Colorado’s abortion clinics have been adjusting to higher demand since the end of Roe v. Wade more than a year-and-a-half ago, expanding their services to meet the needs of local and the increased numbers of out-of-state patients.
At the peak, shortly after the U.S. Supreme Court’s landmark decision in Dobbs v. Jackson overturned the right to an abortion nationwide, about 40% of patients seeking abortions in Colorado were from out of state, said Fawn Bolak, regional director of communications at Planned Parenthood of the Rocky Mountains.
Last year, the average dropped to about 35% as patients learned more about their options for care in states closer to their homes, she said.
“This is our new normal,” Bolak said.
Most patients in the region who are seeking care from out of state come from Texas, which bans abortions except to save a mother’s life, so New Mexico is an easier drive, sometimes with shorter wait times now that some Texan providers have moved across the border, Bolak said.
Right after the Supreme Court ruling, patients seeking abortion at Planned Parenthood’s 12 Colorado clinics had to wait about 28 days for an appointment, but now a more typical wait is five to eight days, she said.
Outside of Planned Parenthood, five other clinics offer abortion services in Colorado.
“If you’re a patient that’s seeking time-sensitive care, (a four-week wait) can be scary,” Bolak said.
The numbers started climbing even before the Dobbs decision, after Texas passed Senate Bill 8 banning abortions after five weeks of pregnancy in 2021, Bolak said. Since then, the number of patients receiving abortions at Planned Parenthood clinics in Colorado has gone up 26%, she said.
Planned Parenthood reduced the waiting time by training more providers to offer abortions, designating a team to help out-of-state patients make arrangements and by moving some appointments, such as consultations with patients seeking birth control, to telehealth, Bolak said.
Bolak didn’t foresee another major spike in demand if the Supreme Court were to throw out the approval of mifepristone, one of two drugs used in most abortions, and said Planned Parenthood has enough of the other drug, misoprostol, to continue serving patients.
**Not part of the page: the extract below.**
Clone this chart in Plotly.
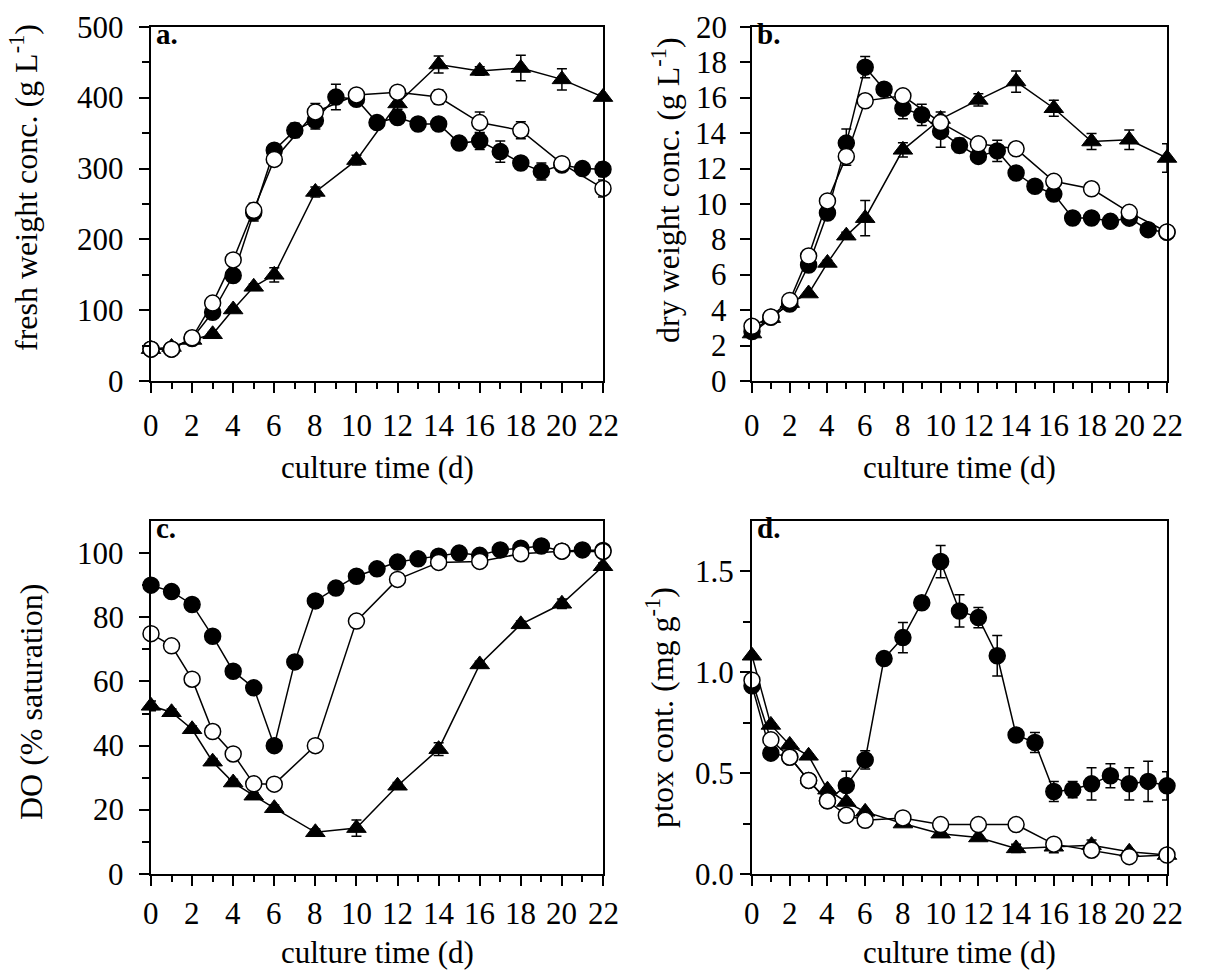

The medications are approved for abortions up to 10 weeks into pregnancy, and more than half of patients who received an abortion in 2020 used drugs, rather than surgery. Last year, a lower court in Texas ruled the U.S. Food and Drug Administration had improperly approved mifepristone, while a court in Washington state ruled the drug shouldn’t be subject to extra limits, setting up a judicial showdown.
Dr. Savita Ginde, CEO and chief medical officer at Boulder Valley Health Center, said that, post-Dobbs, the clinic increased staff by about 25%, hiring providers, clinical support staff and more people to work in the call center and help patients coordinate travel logistics.
The center also plans to add weekend hours in the near future to help accommodate the two- to three-fold increase in patients seeking abortions, she said.
Clinics also are working together in a way that they didn’t a few years ago, Ginde said. If they can’t see an abortion patient quickly, they’ll refer that person to another clinic with an opening, because the procedure is more complicated further into pregnancy, she said. She estimated people seeking both abortion and non-abortion care wait “several weeks” for an appointment at the Boulder Valley clinic, on average.
“We will talk to each other to see who can take care of that patient,” she said.
Clinics not only need to find more appointments for patients, but also will have to offer more financial assistance for the foreseeable future, Bolak said. She estimated Planned Parenthood of the Rocky Mountains gave about $1.2 million in patient assistance in the year before the Dobbs decision, but has handed out about $12 million to help with travel and related costs since the ruling came down in June 2022. While donations from the public allowed them to do that for now, it may not be sustainable in the long term, she said.
“It’s not reasonable for one state or a handful of states to provide reproductive health care for the entire country,” she said. “We should be very wary of getting comfortable in this environment.”
Not all abortion providers have been able to rapidly scale up operations, though.
Dr. Warren Hern, director of the Boulder Abortion Clinic, said that the number of women seeking help has gone up, but hiring staff and expanding the building to see more patients takes time. Hern said the clinic always had significant numbers of out-of-state patients, because he — unlike most providers — sees women who are more than 22 weeks into pregnancy.
The number of women seeking care from the Boulder Abortion Clinic rose gradually as states passed restrictive abortion laws and doctors became afraid of prosecution or losing their medical licenses, Hern said. Previously, at least some women facing complications or who learned their fetuses wouldn’t survive could get abortions even if they lived in red states, he said.
“You went from having abortion in 50 states to having abortion in half of 50 states,” he said. “Women who have a desired pregnancy and have a complication can’t get help.”